The module provides Hadoop Overview and it will give you an overview of big data strategy as well as a why it is important to understand and use big data. It will cover Big Data as a platform for managing and gaining insights from your big data. As such, you will see how the Companies have aligned their offerings to better suit your needs with the Open Data Platform along with the three specialized modules with value-add that sits on top of the ODP.
This module provides an in-depth introduction to the main components of the ODP core –namely Apache Hadoop (inclusive of HDFS, YARN, and MapReduce), Apache Ambari, Apache Hive and Hbase. Students will have the opportunity to experience the programming languages used to load and query and analyze the data. This course will also guide the students on major Hadoop vendors (IBM, Hortonworks and Cloudera) packaging structures and how they differ.
Key Topics
- Understand the purpose of big data and know why it is important
- List the sources of data (data-at-rest vs data-in-motion)
- Describe the major components of the open-source Apache Hadoop stack.
- Manage and monitor Hadoop clusters with Apache Ambari and related components
- Explore the Hadoop Distributed File System (HDFS) by running Hadoop commands.
- Understand the differences between Hadoop 1 (with MapReduce 1) and Hadoop 2 (with YARN and MapReduce 2).

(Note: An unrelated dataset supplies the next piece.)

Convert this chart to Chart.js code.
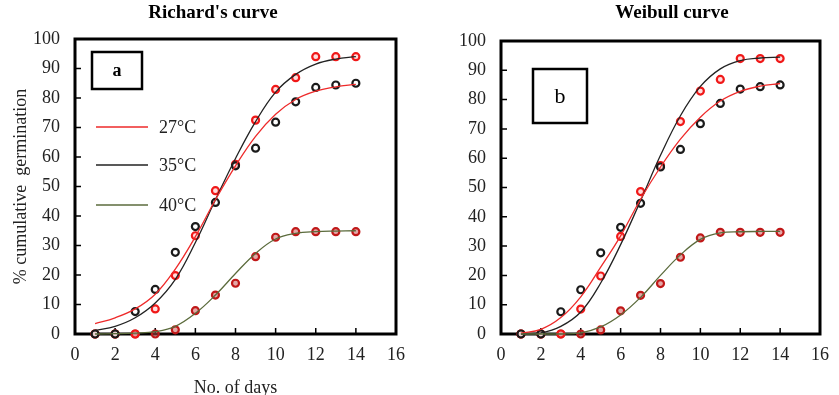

- Create and run basic MapReduce jobs.
- Explain the role of coordination, management, and governance in the Hadoop ecosystem using Apache Zookeeper
- Explore common methods for performing data movement
- Configure Flume for data loading
- Move data into the Hadoop from relational databases using Sqoop
- Understand when to use various data storage formats (flat files, CSV/delimited, Sequence files etc..
- Review the differences between the available open-source programming languages typically used with Hadoop (Pig, Hive) and for Data Science (Python, R) Query data from Hive.
- Perform random access on data stored in HBase.
- Explore advanced concepts, including Oozie
Additional:
- Describe the BigData Offerings from IBM ( BigInsights, Streams and SPSS)
- Utilize the various IBM BigInsights tools including Big SQL, BigSheets, for your big data needs.